Return exactly, and only, the lines from the one holding "Give me the D3.js source for this chart." through the one holding "const peakFraction = 24.7;", both included; the pictures stay out.
[PROVIDED MATERIAL start]
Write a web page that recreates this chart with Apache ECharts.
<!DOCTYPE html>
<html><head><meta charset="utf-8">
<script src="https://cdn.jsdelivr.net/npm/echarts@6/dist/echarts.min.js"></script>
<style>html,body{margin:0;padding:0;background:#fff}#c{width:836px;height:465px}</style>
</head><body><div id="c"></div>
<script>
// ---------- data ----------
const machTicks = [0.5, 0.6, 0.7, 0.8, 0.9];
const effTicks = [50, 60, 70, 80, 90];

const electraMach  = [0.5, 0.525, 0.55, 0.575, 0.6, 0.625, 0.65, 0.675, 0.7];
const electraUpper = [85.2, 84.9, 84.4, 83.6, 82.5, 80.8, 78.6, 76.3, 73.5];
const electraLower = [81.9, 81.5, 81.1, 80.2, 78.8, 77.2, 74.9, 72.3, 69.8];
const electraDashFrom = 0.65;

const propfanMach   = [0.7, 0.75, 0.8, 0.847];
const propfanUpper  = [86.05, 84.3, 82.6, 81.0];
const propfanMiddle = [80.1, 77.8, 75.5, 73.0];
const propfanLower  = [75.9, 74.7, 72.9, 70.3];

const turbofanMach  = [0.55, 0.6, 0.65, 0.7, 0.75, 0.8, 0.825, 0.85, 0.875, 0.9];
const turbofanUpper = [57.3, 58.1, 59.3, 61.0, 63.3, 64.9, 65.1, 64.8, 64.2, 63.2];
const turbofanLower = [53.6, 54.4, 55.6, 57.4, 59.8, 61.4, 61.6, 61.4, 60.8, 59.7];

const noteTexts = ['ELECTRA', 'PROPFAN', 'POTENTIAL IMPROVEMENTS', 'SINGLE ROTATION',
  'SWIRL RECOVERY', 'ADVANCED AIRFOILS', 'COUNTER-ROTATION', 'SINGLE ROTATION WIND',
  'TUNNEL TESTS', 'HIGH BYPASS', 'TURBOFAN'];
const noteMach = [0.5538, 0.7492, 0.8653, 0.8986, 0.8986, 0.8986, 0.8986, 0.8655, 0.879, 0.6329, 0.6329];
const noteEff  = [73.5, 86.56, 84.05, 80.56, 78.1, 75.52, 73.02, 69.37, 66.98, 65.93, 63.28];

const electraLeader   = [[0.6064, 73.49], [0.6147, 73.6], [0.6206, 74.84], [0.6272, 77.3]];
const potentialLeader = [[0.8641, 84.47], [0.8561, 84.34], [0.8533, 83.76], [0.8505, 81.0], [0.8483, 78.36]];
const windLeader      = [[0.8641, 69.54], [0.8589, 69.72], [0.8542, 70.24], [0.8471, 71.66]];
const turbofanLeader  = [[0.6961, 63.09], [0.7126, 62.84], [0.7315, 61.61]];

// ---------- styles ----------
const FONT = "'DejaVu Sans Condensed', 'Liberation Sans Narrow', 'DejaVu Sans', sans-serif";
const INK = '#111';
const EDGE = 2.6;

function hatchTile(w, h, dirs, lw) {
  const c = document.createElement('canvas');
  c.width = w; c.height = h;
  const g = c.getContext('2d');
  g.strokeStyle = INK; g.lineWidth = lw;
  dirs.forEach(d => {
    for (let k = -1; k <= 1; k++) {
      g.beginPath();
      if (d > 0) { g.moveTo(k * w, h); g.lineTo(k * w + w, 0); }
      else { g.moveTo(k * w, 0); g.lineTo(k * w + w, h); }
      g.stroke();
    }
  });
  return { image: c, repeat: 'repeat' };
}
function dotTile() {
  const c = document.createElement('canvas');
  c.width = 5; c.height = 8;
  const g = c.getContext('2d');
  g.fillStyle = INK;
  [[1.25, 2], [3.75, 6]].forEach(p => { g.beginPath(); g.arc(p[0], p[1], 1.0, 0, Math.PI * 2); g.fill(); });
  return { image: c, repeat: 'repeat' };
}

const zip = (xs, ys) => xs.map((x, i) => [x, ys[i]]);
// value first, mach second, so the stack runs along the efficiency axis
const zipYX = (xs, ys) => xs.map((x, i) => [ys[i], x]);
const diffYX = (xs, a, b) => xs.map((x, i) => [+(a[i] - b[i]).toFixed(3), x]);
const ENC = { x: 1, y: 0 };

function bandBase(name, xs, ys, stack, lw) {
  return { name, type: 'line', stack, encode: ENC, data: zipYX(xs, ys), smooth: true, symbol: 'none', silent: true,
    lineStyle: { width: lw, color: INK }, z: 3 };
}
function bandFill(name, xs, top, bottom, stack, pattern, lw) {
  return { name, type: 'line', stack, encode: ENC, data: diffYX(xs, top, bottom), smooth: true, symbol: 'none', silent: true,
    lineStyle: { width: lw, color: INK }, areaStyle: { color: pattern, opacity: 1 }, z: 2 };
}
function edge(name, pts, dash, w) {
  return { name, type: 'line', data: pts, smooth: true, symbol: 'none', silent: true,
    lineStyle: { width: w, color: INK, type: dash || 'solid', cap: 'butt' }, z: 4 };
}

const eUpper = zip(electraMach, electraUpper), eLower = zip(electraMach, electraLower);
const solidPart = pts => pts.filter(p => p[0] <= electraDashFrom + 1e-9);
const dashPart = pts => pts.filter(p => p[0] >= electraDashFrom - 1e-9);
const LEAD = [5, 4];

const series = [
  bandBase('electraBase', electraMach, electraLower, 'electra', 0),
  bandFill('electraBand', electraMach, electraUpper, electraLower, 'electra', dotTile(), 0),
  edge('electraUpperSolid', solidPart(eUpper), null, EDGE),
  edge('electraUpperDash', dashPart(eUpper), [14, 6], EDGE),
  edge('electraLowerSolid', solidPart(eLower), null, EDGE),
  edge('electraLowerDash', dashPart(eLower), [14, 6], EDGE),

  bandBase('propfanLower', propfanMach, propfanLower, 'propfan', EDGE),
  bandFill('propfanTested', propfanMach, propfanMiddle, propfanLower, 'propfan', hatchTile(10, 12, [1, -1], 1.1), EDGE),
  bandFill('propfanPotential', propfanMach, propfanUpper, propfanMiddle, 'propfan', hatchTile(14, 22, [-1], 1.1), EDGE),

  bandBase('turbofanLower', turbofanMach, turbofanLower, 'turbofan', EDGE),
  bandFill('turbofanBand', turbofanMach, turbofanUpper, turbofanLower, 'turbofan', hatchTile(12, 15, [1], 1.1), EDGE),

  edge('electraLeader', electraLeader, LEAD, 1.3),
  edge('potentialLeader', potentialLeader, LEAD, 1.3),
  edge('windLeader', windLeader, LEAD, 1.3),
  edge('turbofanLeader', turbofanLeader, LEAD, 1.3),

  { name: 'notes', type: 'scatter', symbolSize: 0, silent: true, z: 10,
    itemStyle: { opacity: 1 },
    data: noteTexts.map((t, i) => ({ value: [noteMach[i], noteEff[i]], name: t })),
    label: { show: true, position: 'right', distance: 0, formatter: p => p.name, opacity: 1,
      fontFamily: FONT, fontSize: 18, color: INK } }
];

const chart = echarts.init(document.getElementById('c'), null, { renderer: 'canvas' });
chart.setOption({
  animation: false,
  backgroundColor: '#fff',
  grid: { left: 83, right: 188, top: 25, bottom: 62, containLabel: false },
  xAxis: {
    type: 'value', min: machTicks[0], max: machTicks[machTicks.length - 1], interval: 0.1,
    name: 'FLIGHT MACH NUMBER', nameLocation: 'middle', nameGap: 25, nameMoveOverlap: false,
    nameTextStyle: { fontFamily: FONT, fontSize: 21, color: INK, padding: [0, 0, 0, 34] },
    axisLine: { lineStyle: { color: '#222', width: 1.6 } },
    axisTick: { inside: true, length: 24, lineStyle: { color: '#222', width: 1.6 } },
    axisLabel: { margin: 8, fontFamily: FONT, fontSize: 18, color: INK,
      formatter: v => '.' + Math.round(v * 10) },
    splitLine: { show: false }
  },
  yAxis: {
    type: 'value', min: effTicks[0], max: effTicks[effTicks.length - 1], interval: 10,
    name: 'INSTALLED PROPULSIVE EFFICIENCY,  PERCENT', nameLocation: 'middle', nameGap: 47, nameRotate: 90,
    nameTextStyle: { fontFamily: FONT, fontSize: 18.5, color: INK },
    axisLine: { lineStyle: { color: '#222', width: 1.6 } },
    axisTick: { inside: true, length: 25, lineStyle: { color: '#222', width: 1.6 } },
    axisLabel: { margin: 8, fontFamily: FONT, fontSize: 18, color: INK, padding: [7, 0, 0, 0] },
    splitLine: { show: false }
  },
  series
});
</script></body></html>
[PROVIDED MATERIAL end]
[PROVIDED MATERIAL start]
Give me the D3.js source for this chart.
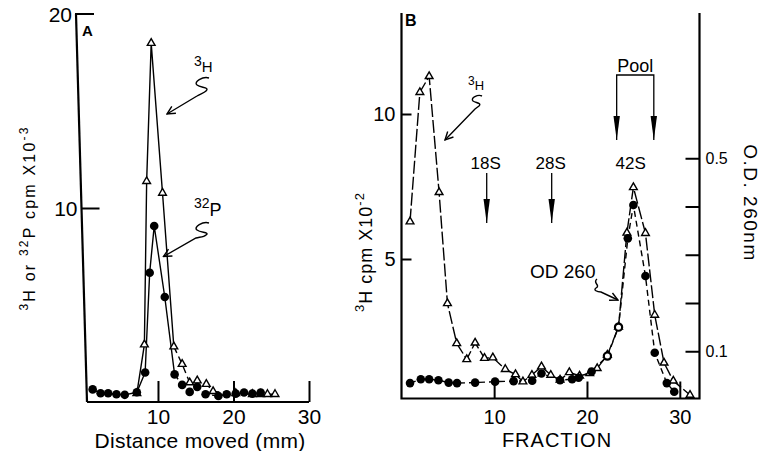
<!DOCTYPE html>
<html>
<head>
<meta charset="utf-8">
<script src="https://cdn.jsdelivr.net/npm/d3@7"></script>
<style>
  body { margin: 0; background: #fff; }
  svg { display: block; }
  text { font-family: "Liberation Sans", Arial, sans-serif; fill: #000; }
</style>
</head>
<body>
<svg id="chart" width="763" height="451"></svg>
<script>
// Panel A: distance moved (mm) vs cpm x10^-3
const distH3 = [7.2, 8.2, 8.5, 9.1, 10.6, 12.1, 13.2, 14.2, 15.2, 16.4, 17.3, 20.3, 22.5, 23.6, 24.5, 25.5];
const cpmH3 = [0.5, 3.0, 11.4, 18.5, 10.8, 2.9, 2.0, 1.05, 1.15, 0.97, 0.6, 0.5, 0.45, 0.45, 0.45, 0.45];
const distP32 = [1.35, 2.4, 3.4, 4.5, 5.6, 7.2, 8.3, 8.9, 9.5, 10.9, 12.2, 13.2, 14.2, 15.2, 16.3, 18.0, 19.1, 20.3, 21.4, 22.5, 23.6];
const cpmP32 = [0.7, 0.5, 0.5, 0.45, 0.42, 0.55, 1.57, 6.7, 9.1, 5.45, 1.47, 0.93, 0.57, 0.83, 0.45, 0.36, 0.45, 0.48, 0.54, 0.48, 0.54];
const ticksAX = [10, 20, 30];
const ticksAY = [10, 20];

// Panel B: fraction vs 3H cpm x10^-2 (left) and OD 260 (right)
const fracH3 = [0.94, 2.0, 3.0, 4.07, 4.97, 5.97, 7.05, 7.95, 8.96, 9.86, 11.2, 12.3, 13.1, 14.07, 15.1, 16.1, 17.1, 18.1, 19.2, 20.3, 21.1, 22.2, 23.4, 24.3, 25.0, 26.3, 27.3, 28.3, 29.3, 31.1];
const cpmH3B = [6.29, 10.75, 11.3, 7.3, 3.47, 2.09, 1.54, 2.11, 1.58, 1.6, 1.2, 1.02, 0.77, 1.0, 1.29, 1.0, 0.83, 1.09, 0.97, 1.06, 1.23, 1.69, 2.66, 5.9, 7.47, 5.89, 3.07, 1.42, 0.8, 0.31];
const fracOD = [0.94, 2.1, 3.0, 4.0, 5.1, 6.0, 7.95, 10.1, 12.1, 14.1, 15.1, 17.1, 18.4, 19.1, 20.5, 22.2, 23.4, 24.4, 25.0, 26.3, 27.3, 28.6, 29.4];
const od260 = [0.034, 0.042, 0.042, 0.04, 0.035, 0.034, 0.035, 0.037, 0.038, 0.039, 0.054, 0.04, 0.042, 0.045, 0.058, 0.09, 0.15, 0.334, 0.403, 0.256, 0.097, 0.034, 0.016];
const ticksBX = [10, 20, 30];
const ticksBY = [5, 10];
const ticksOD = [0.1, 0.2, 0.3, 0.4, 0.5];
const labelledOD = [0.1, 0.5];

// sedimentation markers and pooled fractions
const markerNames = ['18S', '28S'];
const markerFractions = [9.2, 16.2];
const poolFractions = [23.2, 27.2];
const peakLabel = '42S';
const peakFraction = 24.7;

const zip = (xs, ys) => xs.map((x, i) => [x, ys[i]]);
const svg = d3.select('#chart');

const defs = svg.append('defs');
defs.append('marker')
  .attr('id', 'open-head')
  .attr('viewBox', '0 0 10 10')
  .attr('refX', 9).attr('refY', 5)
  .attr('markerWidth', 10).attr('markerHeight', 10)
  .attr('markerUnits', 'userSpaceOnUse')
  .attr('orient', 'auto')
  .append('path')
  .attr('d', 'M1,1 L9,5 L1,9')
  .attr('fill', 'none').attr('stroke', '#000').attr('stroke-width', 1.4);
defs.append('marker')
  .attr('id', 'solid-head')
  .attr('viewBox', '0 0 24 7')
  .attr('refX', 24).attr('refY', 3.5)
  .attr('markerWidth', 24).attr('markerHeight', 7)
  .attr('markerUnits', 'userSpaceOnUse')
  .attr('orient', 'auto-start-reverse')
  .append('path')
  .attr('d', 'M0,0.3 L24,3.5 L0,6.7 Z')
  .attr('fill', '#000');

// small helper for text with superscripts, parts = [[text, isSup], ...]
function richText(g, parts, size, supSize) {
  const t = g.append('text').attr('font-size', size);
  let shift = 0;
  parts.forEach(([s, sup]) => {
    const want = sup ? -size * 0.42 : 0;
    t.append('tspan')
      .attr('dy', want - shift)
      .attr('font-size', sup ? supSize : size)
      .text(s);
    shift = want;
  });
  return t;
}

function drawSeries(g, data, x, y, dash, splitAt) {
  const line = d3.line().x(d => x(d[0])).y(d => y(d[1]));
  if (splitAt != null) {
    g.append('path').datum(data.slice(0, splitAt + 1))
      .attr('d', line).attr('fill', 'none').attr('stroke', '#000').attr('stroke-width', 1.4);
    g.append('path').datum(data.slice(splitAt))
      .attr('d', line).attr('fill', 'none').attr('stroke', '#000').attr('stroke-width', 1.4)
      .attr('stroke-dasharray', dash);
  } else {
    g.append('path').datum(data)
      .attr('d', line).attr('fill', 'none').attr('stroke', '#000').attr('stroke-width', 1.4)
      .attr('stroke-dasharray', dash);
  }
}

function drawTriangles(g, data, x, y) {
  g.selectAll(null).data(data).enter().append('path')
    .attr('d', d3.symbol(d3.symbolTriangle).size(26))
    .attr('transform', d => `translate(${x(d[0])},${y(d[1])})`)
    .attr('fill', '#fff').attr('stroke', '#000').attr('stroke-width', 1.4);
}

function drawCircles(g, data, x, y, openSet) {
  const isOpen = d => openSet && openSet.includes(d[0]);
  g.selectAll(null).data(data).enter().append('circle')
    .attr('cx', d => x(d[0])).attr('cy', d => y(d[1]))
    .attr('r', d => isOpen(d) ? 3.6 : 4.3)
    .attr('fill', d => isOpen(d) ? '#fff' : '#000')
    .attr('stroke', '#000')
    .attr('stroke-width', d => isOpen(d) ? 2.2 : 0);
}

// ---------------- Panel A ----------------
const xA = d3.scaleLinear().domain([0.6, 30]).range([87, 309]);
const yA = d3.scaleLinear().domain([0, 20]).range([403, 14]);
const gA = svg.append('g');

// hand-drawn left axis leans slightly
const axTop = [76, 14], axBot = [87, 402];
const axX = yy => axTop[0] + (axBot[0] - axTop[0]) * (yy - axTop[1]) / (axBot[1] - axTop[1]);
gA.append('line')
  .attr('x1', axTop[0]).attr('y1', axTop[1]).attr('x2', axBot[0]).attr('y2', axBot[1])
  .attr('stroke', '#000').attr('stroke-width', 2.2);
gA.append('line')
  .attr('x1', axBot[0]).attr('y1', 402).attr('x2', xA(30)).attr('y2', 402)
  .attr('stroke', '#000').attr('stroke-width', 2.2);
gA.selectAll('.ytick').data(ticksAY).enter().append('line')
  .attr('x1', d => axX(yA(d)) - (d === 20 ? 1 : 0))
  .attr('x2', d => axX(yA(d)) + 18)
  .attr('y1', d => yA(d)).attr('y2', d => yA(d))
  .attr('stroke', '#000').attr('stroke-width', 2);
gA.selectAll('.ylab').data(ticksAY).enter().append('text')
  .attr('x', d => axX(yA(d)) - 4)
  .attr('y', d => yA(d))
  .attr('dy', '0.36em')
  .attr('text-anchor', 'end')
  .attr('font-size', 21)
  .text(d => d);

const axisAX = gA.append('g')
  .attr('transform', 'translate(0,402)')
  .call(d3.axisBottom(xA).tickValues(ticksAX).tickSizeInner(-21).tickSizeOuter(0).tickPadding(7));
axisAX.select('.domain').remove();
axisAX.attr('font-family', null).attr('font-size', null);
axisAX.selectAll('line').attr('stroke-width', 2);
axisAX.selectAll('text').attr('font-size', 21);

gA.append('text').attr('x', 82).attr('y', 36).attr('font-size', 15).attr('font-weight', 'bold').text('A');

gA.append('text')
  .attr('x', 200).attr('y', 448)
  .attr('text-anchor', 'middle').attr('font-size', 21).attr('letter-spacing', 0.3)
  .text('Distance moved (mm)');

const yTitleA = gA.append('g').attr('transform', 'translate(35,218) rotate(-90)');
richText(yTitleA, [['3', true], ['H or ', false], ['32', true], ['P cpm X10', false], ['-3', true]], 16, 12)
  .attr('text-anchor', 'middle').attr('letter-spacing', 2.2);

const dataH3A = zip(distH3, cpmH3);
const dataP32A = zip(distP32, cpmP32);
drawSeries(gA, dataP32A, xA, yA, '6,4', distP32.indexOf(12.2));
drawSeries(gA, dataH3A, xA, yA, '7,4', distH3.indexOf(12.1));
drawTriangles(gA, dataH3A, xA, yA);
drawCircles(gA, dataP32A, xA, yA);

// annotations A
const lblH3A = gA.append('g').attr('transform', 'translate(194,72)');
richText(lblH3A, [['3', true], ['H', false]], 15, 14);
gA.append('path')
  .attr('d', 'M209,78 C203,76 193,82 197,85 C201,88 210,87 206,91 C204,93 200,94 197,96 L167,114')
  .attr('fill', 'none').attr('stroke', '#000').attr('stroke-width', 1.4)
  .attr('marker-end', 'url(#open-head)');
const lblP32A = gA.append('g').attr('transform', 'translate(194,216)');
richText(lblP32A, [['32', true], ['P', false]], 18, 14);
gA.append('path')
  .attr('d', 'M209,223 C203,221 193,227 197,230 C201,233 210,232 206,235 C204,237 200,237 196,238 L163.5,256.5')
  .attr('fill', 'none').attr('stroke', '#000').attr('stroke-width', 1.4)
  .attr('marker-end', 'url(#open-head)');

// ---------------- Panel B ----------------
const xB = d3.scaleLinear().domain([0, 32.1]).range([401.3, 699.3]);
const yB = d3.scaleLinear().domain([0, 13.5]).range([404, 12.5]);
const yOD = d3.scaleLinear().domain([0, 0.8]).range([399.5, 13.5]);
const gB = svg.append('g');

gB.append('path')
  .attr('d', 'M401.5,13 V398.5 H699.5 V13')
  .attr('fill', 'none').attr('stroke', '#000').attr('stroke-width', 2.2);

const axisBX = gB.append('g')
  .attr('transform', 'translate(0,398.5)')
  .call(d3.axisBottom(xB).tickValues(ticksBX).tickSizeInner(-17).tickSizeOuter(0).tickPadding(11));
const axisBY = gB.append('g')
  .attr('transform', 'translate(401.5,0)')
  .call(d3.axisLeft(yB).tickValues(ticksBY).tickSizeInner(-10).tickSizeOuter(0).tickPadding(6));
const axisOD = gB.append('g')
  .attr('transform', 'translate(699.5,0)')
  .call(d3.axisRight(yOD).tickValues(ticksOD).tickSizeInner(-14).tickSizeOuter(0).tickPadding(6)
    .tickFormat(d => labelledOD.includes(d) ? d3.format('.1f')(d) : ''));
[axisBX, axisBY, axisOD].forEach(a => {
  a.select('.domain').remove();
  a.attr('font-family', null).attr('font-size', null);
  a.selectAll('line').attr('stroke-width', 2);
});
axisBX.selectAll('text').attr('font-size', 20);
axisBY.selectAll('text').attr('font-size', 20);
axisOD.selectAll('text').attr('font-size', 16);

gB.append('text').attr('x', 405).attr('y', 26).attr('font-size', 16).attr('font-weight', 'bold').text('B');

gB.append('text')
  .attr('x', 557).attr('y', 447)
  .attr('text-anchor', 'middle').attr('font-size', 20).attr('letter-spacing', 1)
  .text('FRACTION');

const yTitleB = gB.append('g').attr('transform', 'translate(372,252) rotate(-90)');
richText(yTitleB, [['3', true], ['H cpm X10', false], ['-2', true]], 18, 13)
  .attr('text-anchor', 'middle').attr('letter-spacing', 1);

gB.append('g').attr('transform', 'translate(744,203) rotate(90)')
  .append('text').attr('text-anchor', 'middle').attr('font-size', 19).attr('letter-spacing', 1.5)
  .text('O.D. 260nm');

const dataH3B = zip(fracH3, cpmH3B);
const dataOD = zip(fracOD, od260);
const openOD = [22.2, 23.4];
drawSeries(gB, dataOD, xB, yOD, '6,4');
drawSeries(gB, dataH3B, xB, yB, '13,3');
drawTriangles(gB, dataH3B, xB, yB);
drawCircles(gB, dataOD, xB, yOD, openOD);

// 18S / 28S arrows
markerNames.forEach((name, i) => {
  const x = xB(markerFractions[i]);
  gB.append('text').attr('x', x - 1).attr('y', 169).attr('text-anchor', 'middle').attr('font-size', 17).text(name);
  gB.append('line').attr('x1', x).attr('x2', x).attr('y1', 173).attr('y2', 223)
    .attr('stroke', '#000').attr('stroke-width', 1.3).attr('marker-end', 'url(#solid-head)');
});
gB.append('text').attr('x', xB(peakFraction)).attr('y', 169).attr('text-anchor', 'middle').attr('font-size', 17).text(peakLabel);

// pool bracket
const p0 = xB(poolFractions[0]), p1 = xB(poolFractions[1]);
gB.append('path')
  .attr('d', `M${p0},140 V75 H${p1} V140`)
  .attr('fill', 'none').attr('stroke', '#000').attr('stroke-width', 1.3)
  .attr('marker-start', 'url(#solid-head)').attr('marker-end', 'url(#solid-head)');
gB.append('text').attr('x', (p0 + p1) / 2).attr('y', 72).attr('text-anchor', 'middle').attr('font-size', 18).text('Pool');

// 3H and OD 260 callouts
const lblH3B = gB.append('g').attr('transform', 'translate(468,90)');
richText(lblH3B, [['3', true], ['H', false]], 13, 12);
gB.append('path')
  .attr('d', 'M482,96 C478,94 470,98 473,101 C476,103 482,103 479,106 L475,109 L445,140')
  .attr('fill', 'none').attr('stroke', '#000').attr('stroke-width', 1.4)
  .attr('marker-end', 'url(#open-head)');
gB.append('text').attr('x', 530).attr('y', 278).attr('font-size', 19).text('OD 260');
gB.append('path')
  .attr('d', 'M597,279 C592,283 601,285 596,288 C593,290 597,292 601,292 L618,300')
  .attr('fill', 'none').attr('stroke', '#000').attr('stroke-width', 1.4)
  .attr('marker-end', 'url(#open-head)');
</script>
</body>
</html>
[PROVIDED MATERIAL end]
**SOLUTION FOR THIS EXERCISE:**
Give me the D3.js source for this chart.
<!DOCTYPE html>
<html>
<head>
<meta charset="utf-8">
<script src="https://cdn.jsdelivr.net/npm/d3@7"></script>
<style>
  body { margin: 0; background: #fff; }
  svg { display: block; }
  text { font-family: "Liberation Sans", Arial, sans-serif; fill: #000; }
</style>
</head>
<body>
<svg id="chart" width="763" height="451"></svg>
<script>
// Panel A: distance moved (mm) vs cpm x10^-3
const distH3 = [7.2, 8.2, 8.5, 9.1, 10.6, 12.1, 13.2, 14.2, 15.2, 16.4, 17.3, 20.3, 22.5, 23.6, 24.5, 25.5];
const cpmH3 = [0.5, 3.0, 11.4, 18.5, 10.8, 2.9, 2.0, 1.05, 1.15, 0.97, 0.6, 0.5, 0.45, 0.45, 0.45, 0.45];
const distP32 = [1.35, 2.4, 3.4, 4.5, 5.6, 7.2, 8.3, 8.9, 9.5, 10.9, 12.2, 13.2, 14.2, 15.2, 16.3, 18.0, 19.1, 20.3, 21.4, 22.5, 23.6];
const cpmP32 = [0.7, 0.5, 0.5, 0.45, 0.42, 0.55, 1.57, 6.7, 9.1, 5.45, 1.47, 0.93, 0.57, 0.83, 0.45, 0.36, 0.45, 0.48, 0.54, 0.48, 0.54];
const ticksAX = [10, 20, 30];
const ticksAY = [10, 20];

// Panel B: fraction vs 3H cpm x10^-2 (left) and OD 260 (right)
const fracH3 = [0.94, 2.0, 3.0, 4.07, 4.97, 5.97, 7.05, 7.95, 8.96, 9.86, 11.2, 12.3, 13.1, 14.07, 15.1, 16.1, 17.1, 18.1, 19.2, 20.3, 21.1, 22.2, 23.4, 24.3, 25.0, 26.3, 27.3, 28.3, 29.3, 31.1];
const cpmH3B = [6.29, 10.75, 11.3, 7.3, 3.47, 2.09, 1.54, 2.11, 1.58, 1.6, 1.2, 1.02, 0.77, 1.0, 1.29, 1.0, 0.83, 1.09, 0.97, 1.06, 1.23, 1.69, 2.66, 5.9, 7.47, 5.89, 3.07, 1.42, 0.8, 0.31];
const fracOD = [0.94, 2.1, 3.0, 4.0, 5.1, 6.0, 7.95, 10.1, 12.1, 14.1, 15.1, 17.1, 18.4, 19.1, 20.5, 22.2, 23.4, 24.4, 25.0, 26.3, 27.3, 28.6, 29.4];
const od260 = [0.034, 0.042, 0.042, 0.04, 0.035, 0.034, 0.035, 0.037, 0.038, 0.039, 0.054, 0.04, 0.042, 0.045, 0.058, 0.09, 0.15, 0.334, 0.403, 0.256, 0.097, 0.034, 0.016];
const ticksBX = [10, 20, 30];
const ticksBY = [5, 10];
const ticksOD = [0.1, 0.2, 0.3, 0.4, 0.5];
const labelledOD = [0.1, 0.5];

// sedimentation markers and pooled fractions
const markerNames = ['18S', '28S'];
const markerFractions = [9.2, 16.2];
const poolFractions = [23.2, 27.2];
const peakLabel = '42S';
const peakFraction = 24.7;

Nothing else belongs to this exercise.